Contrôles policiers dans la manifestation : le réveil tardif du gouvernement

Pour la première fois depuis le début du mouvement contre la loi Travail, des contrôles policiers ont été exercés ce jeudi 23 juin sur les lieux de la manifestation à Paris. Comme si le gouvernement prenait enfin conscience de la nécessité de sécuriser davantage les défilés…

Venez sans sac à dos. C’est le conseil qu’a adressé ce jeudi 23 juin la préfecture de police aux manifestants qui se sont donné rendez-vous à 14 heures place de la Bastille, à Paris. Une étape a été franchie dans la sécurisation de la manifestation : pour la première fois depuis le début du mouvement d’opposition au projet de loi El-Khomri, des contrôles policiers ont été exercés sur les lieux du rassemblement.

Après avoir assuré que la police ne pouvait garantir « la préservation des biens et des personnes », le gouvernement a donc sorti de son chapeau un nouvel outil de sécurisation. Les projectiles et déguisements trouvés ont été confisqués et les personnes qui refusent de découvrir leur visage ont pu être interpellées. « Le périmètre restreint du rassemblement facilite ces contrôles, qui vont permettre d’assurer encore plus la sécurité de la manifestation« , nous a-t-on expliqué ce jeudi matin à la préfecture de police.

[Edit 16h] 95 personnes interpellées en amont de la manifestation

Quelque 95 personnes ont été interpellées ce jeudi en marge de la manifestation, indique la préfecture de police. La détention d’objets pouvant servir de projectile constituerait le motif d’un bon nombre de ces arrestations. Des personnes ont été conduites au commissariat pour vérification d’identité », ajoute la préfecture de police, sans préciser leur nombre. Au moins l’une d’entre elles faisait l’objet d’une interdiction de manifester, commen en ont été émises une centaine à titre préventif par le préfet de police.

Cette décision intervient alors que ce mercredi, sept organisations dont la CGT et la Ligue des droits de l’Homme ont demandé « l’ouverture d’une enquête parlementaire sur les choix opérés par le ministère de l’intérieur quant au maintien de l’ordre durant les manifestations. » « Nous nous interrogeons sur le degré réel de volonté des forces de l’ordre de sécuriser les manifestations », explique à Marianne la présidente de la Ligue de droits de l’Homme, Françoise Dumont, qui estime que les contrôles en amont de la manifestation « vont dans le bon sens« . Dans leur communiqué, ces organisations évoquent des cas dans lesquels « certains individus responsables de ‘casse’ sont contenus en tête de cortège sans jamais être neutralisés par les forces de police.« 

« Dispositif classique »

Faut-il y voir un lien de cause à effet avec les contrôles renforcés de ce jeudi ? L’argument selon lequel c’est le caractère semi-statique de la manifestation qui explique ce revirement sur le filtrage des manifestants ne tient en tout cas qu’à moitié. S’il est logiquement plus difficile de procéder à des contrôles dans un espace ouvert que dans un endroit clos, cela fait un certain temps que plusieurs haut-gradés demandent la mise en place d’un tel processus. Comme le directeur de la gendarmerie nationale Denis Favier, interrogé en 2015 par la commission d’enquête parlementaire sur « le maintien de l’ordre dans le respect de la liberté de manifester », lancée après la mort du zadiste Rémi Fraisse : « Nous sommes capables de suivre les meneurs (des casseurs) et, par le biais d’un dispositif de préfiltrage, de commencer un tri« , déclare-t-il déjà.
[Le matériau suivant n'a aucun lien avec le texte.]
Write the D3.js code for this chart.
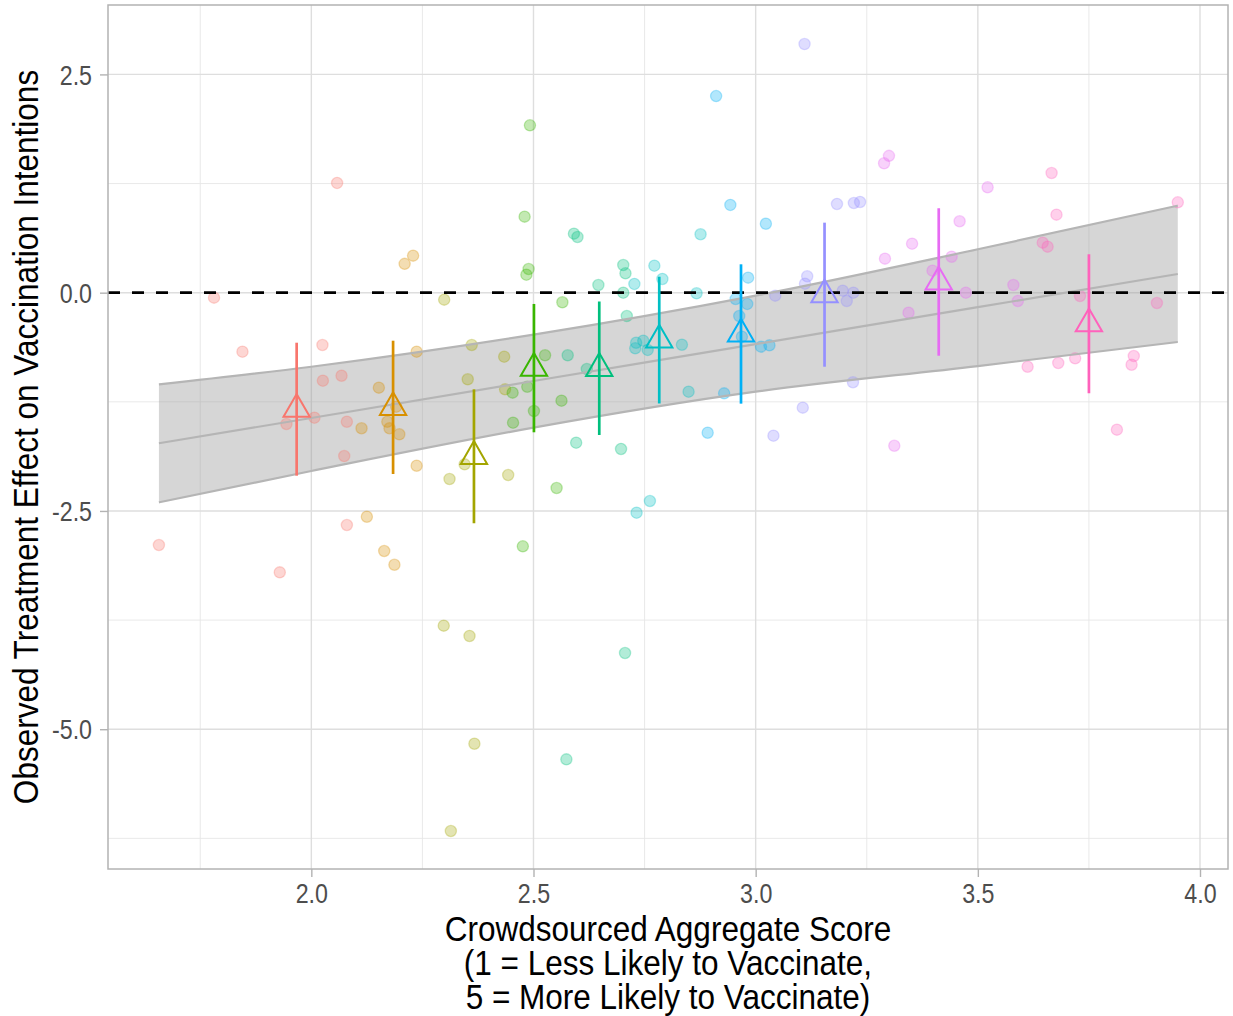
<!DOCTYPE html>
<html>
<head>
<meta charset="utf-8">
<script src="https://cdn.jsdelivr.net/npm/d3@7"></script>
<style>
  html, body { margin: 0; padding: 0; background: #ffffff; }
  svg { display: block; }
  text { font-family: "Liberation Sans", Arial, Helvetica, sans-serif; }
</style>
</head>
<body>
<svg id="chart" width="1233" height="1016"></svg>
<script>
// ---- data ----------------------------------------------------------
// Bin (1..10) of each observation, its crowdsourced score and observed effect
const pointGroup = [
  1,1,1,1,1,1,1,1,1,1,1,1,1,
  2,2,2,2,2,2,2,2,2,2,2,2,2,
  3,3,3,3,3,3,3,3,3,3,3,3,
  4,4,4,4,4,4,4,4,4,4,4,4,4,
  5,5,5,5,5,5,5,5,5,5,5,5,5,
  6,6,6,6,6,6,6,6,6,6,6,6,6,
  7,7,7,7,7,7,7,7,7,7,7,7,
  8,8,8,8,8,8,8,8,8,8,8,8,8,
  9,9,9,9,9,9,9,9,9,9,9,9,9,
  10,10,10,10,10,10,10,10,10,10,10,10,10
];
const pointScore = [
  1.657,1.781,1.845,1.929,1.944,2.007,2.025,2.026,2.068,2.080,2.074,2.080,2.058,
  2.210,2.229,2.152,2.113,2.171,2.176,2.198,2.191,2.125,2.164,2.187,2.237,2.237,
  2.299,2.361,2.352,2.434,2.436,2.345,2.311,2.443,2.298,2.356,2.367,2.314,
  2.492,2.480,2.489,2.484,2.565,2.526,2.453,2.486,2.501,2.563,2.454,2.552,2.476,
  2.591,2.599,2.702,2.707,2.646,2.702,2.710,2.577,2.620,2.596,2.697,2.706,2.574,
  2.772,2.790,2.727,2.876,2.867,2.731,2.747,2.729,2.757,2.834,2.849,2.732,2.762,
  2.911,2.943,3.023,2.983,2.955,2.981,2.963,2.969,3.012,3.031,2.929,2.892,
  3.110,3.183,3.221,3.235,3.116,3.111,3.196,3.220,3.205,3.044,3.219,3.106,3.040,
  3.300,3.289,3.522,3.459,3.352,3.291,3.441,3.398,3.473,3.344,3.312,3.580,3.590,
  3.666,3.677,3.646,3.657,3.730,3.950,3.903,3.612,3.681,3.719,3.851,3.846,3.813
];
const pointEffect = [
  -2.890,-0.057,-0.676,-3.203,-1.504,-1.432,-0.599,-1.008,-0.951,-1.478,-1.871,-2.661,1.257,
  0.330,0.424,-1.088,-1.553,-1.478,-1.553,-1.622,-1.306,-2.566,-2.959,-3.116,-0.676,-1.982,
  -0.080,-0.599,-0.992,-0.733,-1.107,-1.966,-2.134,-2.088,-3.814,-3.932,-5.166,-6.166,
  1.917,0.871,0.271,0.206,-0.110,-0.717,-1.145,-1.077,-1.355,-1.237,-1.489,-2.237,-2.905,
  0.676,0.638,0.317,0.222,0.088,0.000,-0.267,-0.717,-0.874,-1.718,-1.790,-4.127,-5.345,
  0.309,0.157,0.100,0.669,-0.007,-0.573,-0.550,-0.637,-0.656,-0.596,-1.134,-2.520,-2.386,
  2.252,1.005,0.790,0.172,-0.072,-0.129,-0.267,-0.504,-0.618,-0.603,-1.153,-1.604,
  2.848,1.016,1.027,1.039,0.188,0.103,0.023,0.000,-0.095,-0.034,-1.026,-1.317,-1.638,
  1.567,1.482,1.207,0.818,0.561,0.390,0.412,0.252,0.000,-0.229,-1.753,0.088,-0.095,
  1.371,0.894,0.573,0.527,-0.038,1.035,-0.118,-0.848,-0.805,-0.752,-0.725,-0.825,-1.569
];

// Bin summaries: mean score, mean effect and interval bounds
const binIds    = [1, 2, 3, 4, 5, 6, 7, 8, 9, 10];
const binScore  = [1.967, 2.184, 2.366, 2.501, 2.648, 2.783, 2.967, 3.155, 3.412, 3.750];
const binEffect = [-1.335, -1.315, -1.874, -0.865, -0.866, -0.542, -0.473, -0.023, 0.123, -0.356];
const binLow    = [-2.096, -2.077, -2.641, -1.599, -1.630, -1.269, -1.271, -0.848, -0.722, -1.152];
const binHigh   = [-0.573, -0.550, -1.107, -0.129, -0.101, 0.183, 0.325, 0.802, 0.967, 0.440];

// Linear fit with its confidence band
const fitScore = [1.657, 2.0, 2.5, 3.0, 3.5, 3.95];
const fitValue = [-1.725, -1.435, -1.012, -0.589, -0.166, 0.214];
const fitLower = [-2.401, -2.042, -1.546, -1.134, -0.841, -0.565];
const fitUpper = [-1.051, -0.848, -0.481, -0.034, 0.497, 0.997];

// Axis breaks
const xTicks = [2.0, 2.5, 3.0, 3.5, 4.0];
const xMinorTicks = [1.75, 2.25, 2.75, 3.25, 3.75];
const yTicks = [2.5, 0.0, -2.5, -5.0];
const yMinorTicks = [1.25, -1.25, -3.75, -6.25];
const xTickLabels = ["2.0", "2.5", "3.0", "3.5", "4.0"];
const yTickLabels = ["2.5", "0.0", "-2.5", "-5.0"];

const xTitleLines = [
  "Crowdsourced Aggregate Score",
  "(1 = Less Likely to Vaccinate,",
  "5 = More Likely to Vaccinate)"
];
const yTitle = "Observed Treatment Effect on Vaccination Intentions";

// ---- layout --------------------------------------------------------
const panel = { left: 108, right: 1228, top: 5, bottom: 869 };
const svg = d3.select("#chart");

const x = d3.scaleLinear().domain([1.5424, 4.063]).range([panel.left, panel.right]);
const y = d3.scaleLinear().domain([-6.601, 3.295]).range([panel.bottom, panel.top]);

const palette = ["#F8766D", "#D89000", "#A3A500", "#39B600", "#00BF7D",
                 "#00BFC4", "#00B0F6", "#9590FF", "#E76BF3", "#FF62BC"];
const color = d3.scaleOrdinal().domain(binIds).range(palette);

// panel background
svg.append("rect")
  .attr("x", panel.left).attr("y", panel.top)
  .attr("width", panel.right - panel.left).attr("height", panel.bottom - panel.top)
  .attr("fill", "#ffffff");

// grid
const grid = svg.append("g");
grid.selectAll(".xminor").data(xMinorTicks).join("line")
  .attr("x1", d => x(d)).attr("x2", d => x(d))
  .attr("y1", panel.top).attr("y2", panel.bottom)
  .attr("stroke", "#e6e6e6").attr("stroke-width", 0.9);
grid.selectAll(".yminor").data(yMinorTicks).join("line")
  .attr("x1", panel.left).attr("x2", panel.right)
  .attr("y1", d => y(d)).attr("y2", d => y(d))
  .attr("stroke", "#e6e6e6").attr("stroke-width", 0.9);
grid.selectAll(".xmajor").data(xTicks).join("line")
  .attr("x1", d => x(d)).attr("x2", d => x(d))
  .attr("y1", panel.top).attr("y2", panel.bottom)
  .attr("stroke", "#dedede").attr("stroke-width", 1.4);
grid.selectAll(".ymajor").data(yTicks).join("line")
  .attr("x1", panel.left).attr("x2", panel.right)
  .attr("y1", d => y(d)).attr("y2", d => y(d))
  .attr("stroke", "#dedede").attr("stroke-width", 1.4);

// confidence band of the linear fit
const band = fitScore.map((s, i) => ({ s, fit: fitValue[i], lo: fitLower[i], hi: fitUpper[i] }));
svg.append("path")
  .datum(band)
  .attr("d", d3.area().x(d => x(d.s)).y0(d => y(d.lo)).y1(d => y(d.hi)).curve(d3.curveMonotoneX))
  .attr("fill", "#999999").attr("fill-opacity", 0.4);

// observations
const points = pointScore.map((s, i) => ({ s, e: pointEffect[i], g: pointGroup[i] }));
svg.append("g").selectAll("circle").data(points).join("circle")
  .attr("cx", d => x(d.s)).attr("cy", d => y(d.e)).attr("r", 5.6)
  .attr("fill", d => color(d.g)).attr("fill-opacity", 0.3)
  .attr("stroke", d => color(d.g)).attr("stroke-opacity", 0.3).attr("stroke-width", 1.3);

// band edges and fitted line
const edge = key => d3.line().x(d => x(d.s)).y(d => y(d[key])).curve(d3.curveMonotoneX);
["lo", "hi"].forEach(k => {
  svg.append("path").datum(band).attr("d", edge(k))
    .attr("fill", "none").attr("stroke", "#b5b5b5").attr("stroke-width", 2.2);
});
svg.append("path").datum(band).attr("d", edge("fit"))
  .attr("fill", "none").attr("stroke", "#b5b5b5").attr("stroke-width", 2.2);

// reference line at zero
svg.append("line")
  .attr("x1", panel.left).attr("x2", panel.right)
  .attr("y1", y(0)).attr("y2", y(0))
  .attr("stroke", "#000000").attr("stroke-width", 2.8)
  .attr("stroke-dasharray", "12,12");

// bin intervals and means
const bins = binIds.map((g, i) => ({ g, s: binScore[i], e: binEffect[i], lo: binLow[i], hi: binHigh[i] }));
svg.append("g").selectAll("line").data(bins).join("line")
  .attr("x1", d => x(d.s)).attr("x2", d => x(d.s))
  .attr("y1", d => y(d.lo)).attr("y2", d => y(d.hi))
  .attr("stroke", d => color(d.g)).attr("stroke-width", 2.7);
const tri = d3.symbol().type(d3.symbolTriangle).size(300);
svg.append("g").selectAll("path").data(bins).join("path")
  .attr("transform", d => `translate(${x(d.s)},${y(d.e)})`)
  .attr("d", tri)
  .attr("fill", "none").attr("stroke", d => color(d.g)).attr("stroke-width", 2);

// panel border
svg.append("rect")
  .attr("x", panel.left).attr("y", panel.top)
  .attr("width", panel.right - panel.left).attr("height", panel.bottom - panel.top)
  .attr("fill", "none").attr("stroke", "#b3b3b3").attr("stroke-width", 1.5);

// axes
function narrow(sel, ratio) {
  sel.each(function () {
    const w = this.getComputedTextLength();
    d3.select(this).attr("textLength", w * ratio).attr("lengthAdjust", "spacingAndGlyphs");
  });
}

const xAxis = svg.append("g").attr("transform", `translate(0,${panel.bottom})`)
  .call(d3.axisBottom(x).tickValues(xTicks).tickFormat((d, i) => xTickLabels[i]).tickSize(8).tickPadding(3));
const yAxis = svg.append("g").attr("transform", `translate(${panel.left},0)`)
  .call(d3.axisLeft(y).tickValues(yTicks).tickFormat((d, i) => yTickLabels[i]).tickSize(8).tickPadding(8));
[xAxis, yAxis].forEach(ax => {
  ax.select(".domain").remove();
  ax.selectAll(".tick line").attr("stroke", "#b3b3b3").attr("stroke-width", 1.4);
  ax.selectAll(".tick text").attr("fill", "#4d4d4d").style("font-size", "27px")
    .style("font-family", "'Liberation Sans', Arial, Helvetica, sans-serif");
});
xAxis.selectAll(".tick text").attr("dy", "0.85em");
yAxis.selectAll(".tick text").attr("dy", "0.36em");
narrow(xAxis.selectAll(".tick text"), 0.86);
narrow(yAxis.selectAll(".tick text"), 0.86);

// axis titles
const cx = (panel.left + panel.right) / 2;
const xTitleBaselines = [941, 975, 1009];
const xTitle = svg.append("g").selectAll("text").data(xTitleLines).join("text")
  .attr("x", cx).attr("y", (d, i) => xTitleBaselines[i])
  .attr("text-anchor", "middle")
  .style("font-size", "35px").attr("fill", "#000000")
  .text(d => d);
narrow(xTitle, 0.9);

const yTitleText = svg.append("text")
  .attr("transform", `translate(38,${(panel.top + panel.bottom) / 2}) rotate(-90)`)
  .attr("text-anchor", "middle")
  .style("font-size", "35px").attr("fill", "#000000")
  .text(yTitle);
narrow(yTitleText, 0.9);
</script>
</body>
</html>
Quelques jours plus tôt, le ministre de l’intérieur Bernard Cazeneuve en personne affirmait devant la même commission d’enquête que les « dispositifs rigoureux de filtrage (…) sont classiques » en cas de « perturbations entraînant des troubles graves à l’ordre public« . La mise en place de dispositifs d’interception des « casseurs » en amont de la manifestation serait d’ailleurs fréquente, concède à Marianne la préfecture de police : « Nous interceptons fréquemment des manifestants violents à la sortie des transports en commun, seulement nous ne communiquons pas toujours là-dessus, pour que les casseurs ne soient pas prévenus de notre présence« . Pourquoi aujourd’hui changer de position ? « Vu les évènements de ces derniers jours, on s’est dit qu’il fallait communiquer« , indique une source à la préfecture. Et sécuriser davantage le cortège. Comme si c’était la crainte de perdre la bataille de l’opinion qui avait enfin motivé le gouvernement à agir.